Gegen Mittag beobachte ich, wie einige der Jungfische, die auf dem Boden nach Nahrung suchen, das dann auch bei den älteren L 144 zu beobachtende Verhalten des seitlichen Drückens und Wegstoßens zeigen.

25. 06. 2001
Die Jungfische "nuckeln" die Scheiben des Kastens bis zur Wasseroberfläche hin nach Nahrung ab. Die aufregendste Phase scheint überstanden zu sein, jetzt müssen sie nur noch fressen und wachsen.

27. 06. 2001
Beim obligatorischen Wasserwechsel sauge ich den Boden des Aquariums ab. Dabei gelangen auch einige Steinchen durch den Schlauch in den Eimer. Diesen Kies spüle ich mit warmen Wasser durch, um ihn anschließend wieder ins Aquarium zurück zu geben. Dabei bemerke ich, dass sich auch ein L 144 - Jungfisch bei dem Kies befindet. Offenbar hat er sich im Aquarium befunden und ich habe ihn mit eingesaugt. Ob er eine der drei verschwundenen Larven ist? Auf jeden Fall habe ich ihn sofort in den Ablaichkasten zu den anderen gesetzt und hoffe, dass er den Temperaturwechsel "AQ - Eimer - AQ" unbeschadet übersteht. Nun sind es also wieder 16 Jungfische.

28. 06. 2001
Allen, auch dem wiedergefundenen Jungfisch, geht es gut.

02. 07. 2001
Heute habe ich einen Jungfisch zu den großen Fischen ins Aquarium entlassen, um zu testen, ob die Jungfische auch dort überleben würden. Die ausgewachsenen L 144 scheinen ihn gar nicht zu bemerken, lediglich die Heterandia-formosa-Weibchen nähern sich ihm, greifen ihn jedoch nicht an.

03. 07. 2001
Der Jungfisch ist auch heute noch wohlauf, bewegt sich durch das ganze Aquarium, hält sich aber bevorzugt im Bereich der großen Wurzel, die quer im Becken liegt, auf. Ich habe daraufhin für die übrigen Jungfische im Ablaichkasten ebenfalls ein kleines Wurzelstückchen besorgt, das sie sofort annehmen. Jetzt stellt also nur noch die im Ablaichkasten konzentrierter mögliche Zufütterung mit Grünfutter-Tabletten einen Faktor dar, der einen positiven Einfluss auf das Wachstum der Jungfische haben könnte.
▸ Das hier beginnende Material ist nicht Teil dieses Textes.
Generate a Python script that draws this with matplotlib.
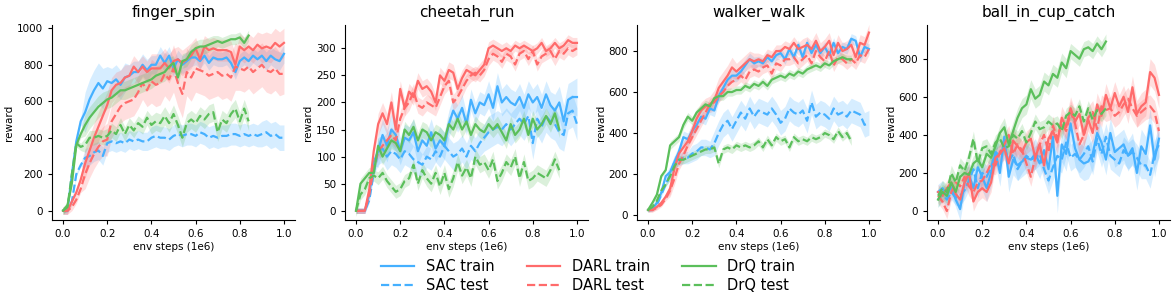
import matplotlib

matplotlib.use("Agg")
import matplotlib.pyplot as plt
import numpy as np

# ---- data (eval every 0.02e6 env steps) ----
TASKS = ["finger_spin", "cheetah_run", "walker_walk", "ball_in_cup_catch"]
METHODS = ["SAC", "DARL", "DrQ"]
COLORS = {"SAC": "#45b0ff", "DARL": "#ff6b6b", "DrQ": "#5bbf5b"}

FS_SAC_TRAIN = [0, 0, 200, 380, 490, 540, 610, 660, 700, 670, 710, 700, 720, 690, 730, 740, 760, 760, 800, 770,
                800, 800, 850, 810, 850, 780, 830, 800, 820, 840, 840, 820, 850, 810, 840, 830, 830, 840, 810, 760,
                820, 840, 820, 850, 830, 850, 820, 850, 830, 820, 860]
FS_SAC_TEST = [0, 0, 50, 200, 250, 290, 300, 320, 330, 300, 370, 380, 370, 380, 370, 390, 380, 390, 380, 380,
               400, 410, 400, 400, 390, 410, 420, 410, 420, 420, 410, 430, 420, 400, 410, 400, 410, 410, 420, 420,
               410, 420, 410, 420, 410, 420, 430, 410, 420, 400, 400]
FS_DARL_TRAIN = [0, 0, 50, 100, 170, 260, 330, 400, 460, 520, 580, 660, 690, 700, 730, 740, 790, 760, 790, 760,
                 780, 780, 780, 810, 780, 820, 830, 810, 830, 850, 890, 830, 900, 880, 890, 880, 880, 880, 870, 800,
                 900, 880, 900, 880, 910, 890, 900, 890, 920, 900, 920]
FS_DARL_TEST = [0, 0, 20, 60, 120, 200, 260, 310, 350, 380, 390, 490, 530, 570, 590, 600, 610, 650, 700, 660,
                710, 690, 700, 750, 720, 780, 700, 640, 760, 730, 780, 770, 760, 740, 750, 760, 740, 750, 730, 790,
                780, 770, 790, 760, 780, 800, 770, 760, 780, 750, 750]
FS_DRQ_TRAIN = [0, 30, 150, 360, 420, 470, 510, 540, 570, 590, 610, 620, 640, 660, 660, 670, 680, 690, 700, 710,
                720, 740, 750, 760, 790, 810, 730, 820, 830, 870, 890, 900, 900, 910, 920, 930, 920, 930, 940, 940,
                950, 920, 960]
FS_DRQ_TEST = [0, 20, 200, 370, 350, 360, 400, 400, 410, 400, 410, 440, 420, 470, 420, 470, 440, 480, 460, 510,
               470, 490, 480, 520, 480, 530, 470, 400, 480, 500, 480, 520, 500, 530, 540, 430, 500, 480, 530, 560,
               490, 560, 490]

CR_SAC_TRAIN = [0, 0, 0, 30, 90, 110, 140, 120, 150, 140, 110, 135, 130, 145, 110, 130, 120, 145, 115, 130,
                120, 160, 185, 170, 190, 160, 205, 180, 200, 195, 215, 190, 230, 200, 210, 200, 195, 210, 190, 215,
                200, 210, 190, 215, 195, 185, 200, 165, 205, 210, 210]
CR_SAC_TEST = [0, 0, 0, 20, 70, 110, 115, 100, 110, 105, 95, 110, 105, 95, 90, 85, 100, 95, 110, 100,
               120, 110, 100, 105, 115, 100, 120, 110, 125, 135, 145, 150, 155, 150, 160, 150, 160, 170, 160, 175,
               125, 170, 155, 175, 165, 160, 145, 140, 180, 185, 160]
CR_DARL_TRAIN = [0, 0, 0, 40, 110, 160, 180, 160, 200, 150, 225, 190, 220, 210, 240, 225, 230, 220, 200, 250,
                 240, 260, 255, 225, 245, 260, 255, 250, 260, 270, 300, 305, 300, 295, 300, 295, 305, 300, 305, 300,
                 295, 300, 310, 295, 300, 310, 300, 305, 315, 310, 310]
CR_DARL_TEST = [0, 0, 0, 30, 80, 110, 120, 130, 140, 130, 170, 190, 200, 220, 195, 190, 200, 195, 190, 210,
                230, 240, 200, 210, 225, 240, 250, 255, 250, 260, 280, 290, 285, 275, 290, 285, 270, 290, 295, 280,
                295, 270, 285, 290, 295, 280, 295, 290, 300, 295, 300]
CR_DRQ_TRAIN = [0, 50, 60, 70, 70, 120, 100, 115, 130, 125, 110, 150, 140, 155, 130, 150, 145, 130, 145, 140,
                130, 160, 150, 170, 150, 165, 140, 160, 150, 145, 160, 150, 160, 145, 130, 160, 140, 150, 170, 140,
                170, 150, 160, 175, 160, 180, 150]
CR_DRQ_TEST = [0, 30, 40, 60, 65, 60, 70, 55, 45, 35, 40, 55, 60, 85, 50, 75, 60, 50, 70, 45,
               70, 40, 60, 90, 65, 80, 60, 100, 85, 90, 75, 95, 55, 70, 90, 80, 100, 60, 90, 55,
               60, 70, 65, 60, 75, 95, 75]

WW_SAC_TRAIN = [25, 30, 60, 110, 190, 210, 260, 310, 380, 370, 410, 440, 480, 470, 520, 510, 580, 620, 660, 680,
                680, 700, 730, 760, 740, 750, 740, 770, 750, 780, 790, 760, 810, 770, 830, 770, 840, 790, 830, 790,
                820, 780, 840, 790, 820, 810, 860, 850, 770, 820, 810]
WW_SAC_TEST = [25, 30, 50, 100, 150, 200, 260, 270, 280, 280, 300, 310, 330, 330, 320, 350, 400, 440, 460, 420,
               460, 500, 470, 520, 480, 510, 500, 490, 520, 490, 450, 470, 520, 500, 490, 510, 460, 550, 480, 500,
               490, 470, 520, 490, 500, 480, 510, 500, 490, 440, 450]
WW_DARL_TRAIN = [25, 25, 40, 60, 90, 130, 230, 300, 330, 360, 410, 470, 510, 530, 540, 560, 620, 650, 680, 720,
                 700, 720, 740, 760, 750, 760, 750, 780, 770, 800, 800, 820, 810, 840, 810, 820, 830, 810, 850, 800,
                 820, 850, 780, 840, 800, 810, 830, 770, 840, 830, 890]
WW_DARL_TEST = [25, 25, 35, 50, 80, 120, 180, 250, 290, 340, 380, 420, 460, 500, 540, 550, 580, 600, 630, 650,
                660, 680, 660, 700, 710, 700, 720, 730, 690, 740, 730, 760, 760, 770, 740, 760, 780, 740, 800, 770,
                750, 800, 730, 770, 760, 740, 760, 740, 780, 770, 810]
WW_DRQ_TRAIN = [25, 60, 100, 190, 220, 340, 360, 380, 440, 480, 460, 500, 520, 540, 530, 570, 580, 580, 600, 600,
                610, 610, 630, 620, 640, 630, 650, 630, 660, 670, 680, 670, 690, 680, 700, 690, 710, 720, 730, 720,
                740, 730, 750, 760, 770, 760, 760]
WW_DRQ_TEST = [25, 40, 70, 120, 150, 190, 240, 270, 270, 280, 290, 300, 310, 320, 320, 330, 250, 320, 330, 320,
               340, 330, 340, 330, 340, 360, 330, 370, 340, 380, 360, 370, 330, 380, 360, 370, 360, 380, 370, 380,
               400, 390, 370, 410, 380, 400, 360]

BC_SAC_TRAIN = [100, 120, 80, 130, 60, 10, 150, 190, 120, 230, 180, 120, 200, 310, 200, 390, 180, 270, 240, 260,
                280, 270, 300, 250, 320, 220, 390, 80, 350, 300, 460, 330, 270, 250, 260, 300, 410, 360, 270, 410,
                310, 330, 350, 290, 330, 200, 340, 300, 450, 270, 380]
BC_SAC_TEST = [60, 90, 60, 100, 70, 80, 110, 160, 220, 120, 200, 180, 230, 310, 290, 340, 260, 300, 220, 260,
               290, 270, 280, 300, 220, 160, 230, 290, 270, 360, 280, 300, 270, 300, 340, 260, 380, 300, 390, 290,
               270, 250, 320, 290, 310, 280, 240, 240, 190, 300, 350]
BC_DARL_TRAIN = [100, 80, 120, 150, 90, 60, 150, 200, 50, 100, 120, 100, 150, 280, 300, 330, 250, 370, 340, 310,
                 360, 380, 280, 350, 240, 380, 420, 360, 490, 440, 540, 470, 510, 400, 480, 410, 560, 500, 610, 540,
                 620, 550, 600, 520, 650, 510, 550, 570, 730, 700, 610]
BC_DARL_TEST = [80, 50, 0, 100, 150, 130, 180, 130, 100, 150, 160, 200, 250, 240, 310, 350, 400, 300, 350, 320,
                250, 180, 280, 350, 400, 310, 450, 380, 460, 420, 520, 460, 350, 400, 490, 520, 430, 550, 530, 540,
                500, 520, 560, 590, 540, 500, 520, 540, 550, 520, 420]
BC_DRQ_TRAIN = [60, 100, 80, 150, 100, 180, 200, 190, 250, 270, 230, 300, 280, 340, 410, 440, 350, 420, 490, 540,
                560, 640, 590, 610, 680, 660, 720, 700, 780, 750, 840, 820, 800, 850, 860, 840, 880, 850, 890]
BC_DRQ_TEST = [80, 120, 100, 200, 150, 240, 210, 280, 380, 250, 330, 340, 300, 360, 380, 330, 340, 400, 380, 420,
               360, 410, 470, 430, 440, 470, 450, 460, 420, 500, 520, 500, 550, 470, 540, 480, 530, 510, 540]

# band half-widths per 0.1e6 block (seed spread): (train, test)
SPREAD = {
    "finger_spin": {"SAC": ([20, 110, 80, 60, 50, 50, 40, 40, 40, 50, 50], [10, 50, 50, 50, 60, 60, 60, 60, 60, 70, 70]),
                    "DARL": ([20, 80, 70, 60, 80, 70, 60, 60, 70, 80, 80], [20, 80, 90, 90, 120, 130, 130, 130, 120, 120, 110]),
                    "DrQ": ([20, 60, 50, 50, 50, 40, 40, 30, 30, 30, 30], [20, 40, 40, 40, 50, 50, 50, 50, 50, 50, 50])},
    "cheetah_run": {"SAC": ([5, 30, 25, 25, 25, 20, 25, 25, 25, 30, 35], [5, 25, 25, 20, 25, 25, 30, 30, 30, 30, 30]),
                    "DARL": ([5, 20, 15, 15, 15, 12, 12, 10, 10, 10, 10], [5, 15, 15, 15, 15, 12, 12, 12, 12, 12, 12]),
                    "DrQ": ([10, 15, 15, 15, 15, 15, 15, 15, 15, 15, 15], [10, 12, 12, 15, 15, 15, 15, 15, 15, 15, 15])},
    "walker_walk": {"SAC": ([10, 30, 30, 30, 30, 25, 25, 25, 25, 25, 25], [10, 30, 40, 60, 60, 60, 60, 60, 60, 60, 60]),
                    "DARL": ([10, 30, 40, 50, 40, 30, 30, 40, 40, 40, 40], [10, 30, 30, 30, 30, 30, 30, 30, 30, 30, 30]),
                    "DrQ": ([10, 20, 20, 20, 20, 20, 20, 20, 20, 20, 20], [10, 20, 20, 20, 20, 20, 20, 20, 20, 20, 20])},
    "ball_in_cup_catch": {"SAC": ([40, 60, 70, 80, 80, 90, 90, 80, 80, 90, 90], [40, 50, 60, 60, 60, 70, 70, 70, 70, 70, 70]),
                          "DARL": ([40, 50, 50, 60, 60, 60, 60, 60, 60, 70, 70], [40, 50, 50, 50, 50, 50, 60, 60, 60, 60, 60]),
                          "DrQ": ([40, 40, 40, 50, 50, 50, 40, 40, 40, 40, 40], [40, 40, 40, 40, 40, 40, 40, 40, 40, 40, 40])},
}

CURVES = {
    "finger_spin": {"SAC": (FS_SAC_TRAIN, FS_SAC_TEST), "DARL": (FS_DARL_TRAIN, FS_DARL_TEST), "DrQ": (FS_DRQ_TRAIN, FS_DRQ_TEST)},
    "cheetah_run": {"SAC": (CR_SAC_TRAIN, CR_SAC_TEST), "DARL": (CR_DARL_TRAIN, CR_DARL_TEST), "DrQ": (CR_DRQ_TRAIN, CR_DRQ_TEST)},
    "walker_walk": {"SAC": (WW_SAC_TRAIN, WW_SAC_TEST), "DARL": (WW_DARL_TRAIN, WW_DARL_TEST), "DrQ": (WW_DRQ_TRAIN, WW_DRQ_TEST)},
    "ball_in_cup_catch": {"SAC": (BC_SAC_TRAIN, BC_SAC_TEST), "DARL": (BC_DARL_TRAIN, BC_DARL_TEST), "DrQ": (BC_DRQ_TRAIN, BC_DRQ_TEST)},
}

YLIMS = {"finger_spin": (-51, 1018), "cheetah_run": (-17, 343), "walker_walk": (-24, 927), "ball_in_cup_catch": (-47, 977)}
YTICKS = {"finger_spin": np.arange(0, 1001, 200), "cheetah_run": np.arange(0, 301, 50),
          "walker_walk": np.arange(0, 801, 200), "ball_in_cup_catch": np.arange(0, 801, 200)}
STEP = 0.02


def band(hw, n):
    block = np.minimum((np.arange(n) * STEP / 0.1 + 1e-9).astype(int), len(hw) - 1)
    return np.array(hw, dtype=float)[block]


def main():
    fig = plt.figure(figsize=(11.76, 2.92), dpi=100)
    lefts = [52, 345, 637, 927]
    handles = []
    for i, task in enumerate(TASKS):
        ax = fig.add_axes([lefts[i] / 1176, 72 / 292, 243 / 1176, 195 / 292])
        for m in METHODS:
            c = COLORS[m]
            train, test = CURVES[task][m]
            hw_tr, hw_te = SPREAD[task][m]
            for vals, hw, ls, kind in ((train, hw_tr, "-", "train"), (test, hw_te, "--", "test")):
                y = np.array(vals, dtype=float)
                x = np.arange(len(y)) * STEP
                b = band(hw, len(y))
                ax.fill_between(x, y - b, y + b, color=c, alpha=0.22, lw=0)
                (ln,) = ax.plot(x, y, ls, color=c, lw=1.6, label=f"{m} {kind}")
                if i == 0:
                    handles.append(ln)
        ax.set_title(task, fontsize=11)
        ax.set_xlim(-0.05, 1.05)
        ax.set_ylim(*YLIMS[task])
        ax.set_xticks(np.arange(0, 1.01, 0.2))
        ax.set_yticks(YTICKS[task])
        ax.tick_params(labelsize=7.5, length=3)
        ax.set_xlabel("env steps (1e6)", fontsize=7.5, labelpad=2)
        ax.set_ylabel("reward", fontsize=7.5, labelpad=2)
        ax.spines["top"].set_visible(False)
        ax.spines["right"].set_visible(False)
    fig.legend(handles=handles, loc="lower center", bbox_to_anchor=(0.5, -0.05), ncol=3,
               frameon=False, fontsize=10.5, handlelength=2.3, columnspacing=2.2, labelspacing=0.3)
    fig.savefig("out.png", dpi=100)
    plt.close(fig)


if __name__ == "__main__":
    main()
Der Welspapa hat heute wieder begonnen, unter der großen Wurzel zu buddeln. Ich habe daraufhin rote Mückenlarven gefüttert. Diese scheinen sich nämlich positiv auf die "fleischlichen Gelüste" der Welse auszuwirken.

04. 07. 2001
Heute gibt es wieder den obligatorischen Wasserwechsel. Welspapa und Welsmama sind mehrfach in der Höhle unter der Wurzel. Da sie aber immer noch recht füllig aussieht, hat sich da wohl noch nichts getan.

05.07.2001
Der Welspapa bewacht die Höhle und lässt sich nur zum Fressen kurz blicken. Ich schätze mal, dass sich da nun meine zweite Nachzucht entwickelt.

09. 07. 2001
Mit dem heutigen Wasserwechsel habe ich die übrigen Jungfische aus dem Ablaichkasten ins Aquarium entlassen, da sie im Größenwachstum trotz guter Fütterung zu stagnieren scheinen. Im Aquarium können sie nun nicht mehr so zielgerichtet gefüttert werden, müssen sich wie in der Natur ihr Futter selber suchen, haben dafür aber mehr Platz zur Verfügung. Das Männchen hat nun schon seit längerem die Höhle unter der Wurzel nicht mehr verlassen und ein vorwitziger Jungfisch, der mal sehen wollte, was denn da wohl unter der Wurzel ist, wird gleich mit der Schwanzflosse weggescheucht.

10. 07. 2001
Das Welsmännchen hat ein Packet leerer Eihüllen aus der Höhle geschmissen. Die Larven sind also heute geschlüpft. Eine Larve habe ich kurzzeitig vor der Höhle liegen sehen. Ich hoffe, dass das Männchen sie wieder in die Höhle bugsieren konnte und sie nicht von den Heterandia-Weibchen gefressen wurde, welche ich daraufhin ausquartiert und abgegeben habe. Nun ist das Aquarium ein reines Artbecken für die L 144.

13. 07. 2001
Während des heutigen Wasserwechsels habe ich drei Jungwelse gefangen und in ein anderes Aquarium umgesiedelt. Unter den im Artbecken verbliebenen Jungfischen fällt mir ein Exemplar auf, welches etwas mickriger als die von mir im Ablaichkasten aufgepäppelten Jungen aussieht. Bei der Fütterung gegen Abend tauchen dann noch mehr dieser "Exemplare" auf und auch das Männchen lässt sich nach Tagen zum ersten Mal wieder blicken. Offenbar handelt es sich dabei wohl um die vom Männchen noch bewachten und nun flügge gewordenen Jungfische der in der Höhle verbliebenen Eier. Die Jungfische stürzen sich ohne Scheu zwischen den Alttieren direkt auf die Futtertabletten.